Bei einem Treffen mit den Oppositionsführern am Donnerstagabend hatte Janukowitsch eine Freilassung aller Demonstranten versprochen, sonst aber keine Zugeständnisse gemacht. Oppositionspolitiker Vitali Klitschko sagte unter den Pfiffen von tausenden enttäuschten Regierungsgegnern auf dem Unabhängigkeitsplatz, "ein Machtwechsel ohne Blutvergießen ist immer noch möglich". Doch ist den Politikern die Kontrolle über die Protestbewegung längst entglitten.

In der Hauptstadt rückten die Demonstranten ihre Festungen bis auf Sichtweite zum Präsidentenpalast vor. In der Nacht war das Landwirtschaftsministerium in Kiew gestürmt worden. Die Aktivisten der Bewegung Gemeinsame Sache (Spilna Sprawa) hätten das Gebäude auf der Chreschtschatik-Straße rund hundert Meter vom Unabhängigkeitsplatz besetzt, schrieb der Anführer der Bewegung, Olexander Daniljuk, auf seiner Facebook-Seite.

In Lemberg (Lwiw) hielten 200 Demonstranten das Gebäude der Regionalverwaltung besetzt, nachdem sie Gouverneur Oleg Salo gezwungen hatten, seinen Rücktritt zu unterschreiben. In Tscherniwzi an der Grenze zu Rumänien griffen Regierungsgegner den Sitz von Gouverneur und Parlament an und lieferten sich stundenlange Handgemenge, der Präsident des Regionalparlaments wurde am Kopf verletzt, schließlich überließen Sicherheitskräfte und Politiker das Gebäude den Angreifern.
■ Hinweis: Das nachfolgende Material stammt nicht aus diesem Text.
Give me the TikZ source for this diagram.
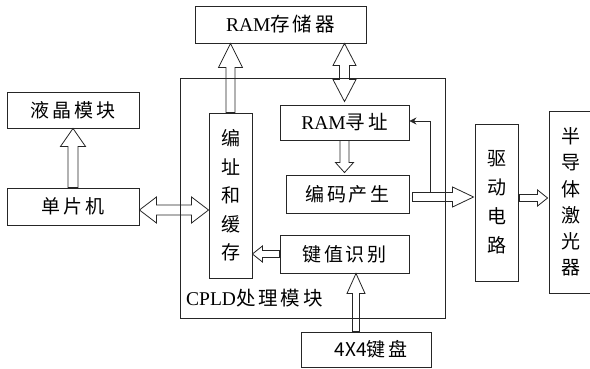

Auch in Luzk, Riwne, Ternopil und Chmelnizki wurden Verwaltungsgebäude besetzt.

In Lemberg erklärte der regionale Verband der Partei der Regionen von Präsident Janukowitsch, er werde die Partei verlassen, weil die Machthaber in Kiew für den Tod friedlicher Demonstranten verantwortlich sei. Der Regionalverband verbündete sich mit der Opposition und forderte vorgezogene Parlaments- und Präsidentschaftswahlen.

International wuchs daher die Befürchtung, die Konfrontation in der Ukraine könne in ein großes Blutvergießen münden. Bundesaußenminister Frank-Walter Steinmeier (SPD) bestellte den ukrainischen Botschafter ins Auswärtige Amt. Steinmeier wolle dem Botschafter klarmachen, dass es "keine Gewaltanwendung" geben dürfe und dass die im Schnellverfahren beschlossenen Gesetzesänderungen zur Versammlungsfreiheit überprüft werden müssten, sagte ein Ministeriumssprecher. Die Bundesregierung verurteile die "empörende Gewalt" in Kiew, sagte ihr Sprecher Steffen Seibert.

Bilder: Gewalt eskaliert in Kiew

Die Auseinandersetzungen in Kiew sind seit vergangenem Wochenende eskaliert: Bei den bisher heftigsten Zusammenstößen waren nach Angaben der Opposition fünf Tote und 1700 Verletzte zu beklagen. Ein weithin bekannter Aktivist der Opposition, der 35-jährige Dmitro Bulatow, wurde von seiner Frau am Donnerstag als vermisst gemeldet. Vor seinem mysteriösen Verschwinden hatte Bulatow gesagt, er sei in der Sowjetunion groß geworden - "und ich möchte nicht, dass meine Kinder so leben".

Klitschko wirft Janukowitsch "Hinhaltetaktik"

Klitschko hat Janukowitsch eine mangelnde Verhandlungsbereitschaft vorgeworfen und vor einer weiteren Eskalation der Proteste gewarnt. "Ich habe Angst vor dem, was uns in den nächsten Stunden und Tagen in der Ukraine bevorsteht", sagte Klitschko der Bild  (Samstagsausgabe). "Janukowitsch hat mit seiner Hinhaltetaktik und Pseudo-Verhandlungen diejenigen gestärkt, die auf den Straßen mit Gewalt reagieren wollen. Ein erneutes Blutvergießen wäre deshalb allein seine Schuld."

Die vom Präsidenten angekündigte Kabinettsumbildung reiche nicht aus, betonte der Boxweltmeister. "Uns Demonstranten geht es vor allem um ihn und seinen Rücktritt." Klitschko befürwortete eine von EU-Parlamentspräsident Martin Schulz (SPD) angeregte internationale Konferenz für die Ukraine. Ein Ausweg aus der Krise sei ohne internationale Vermittlung nicht möglich.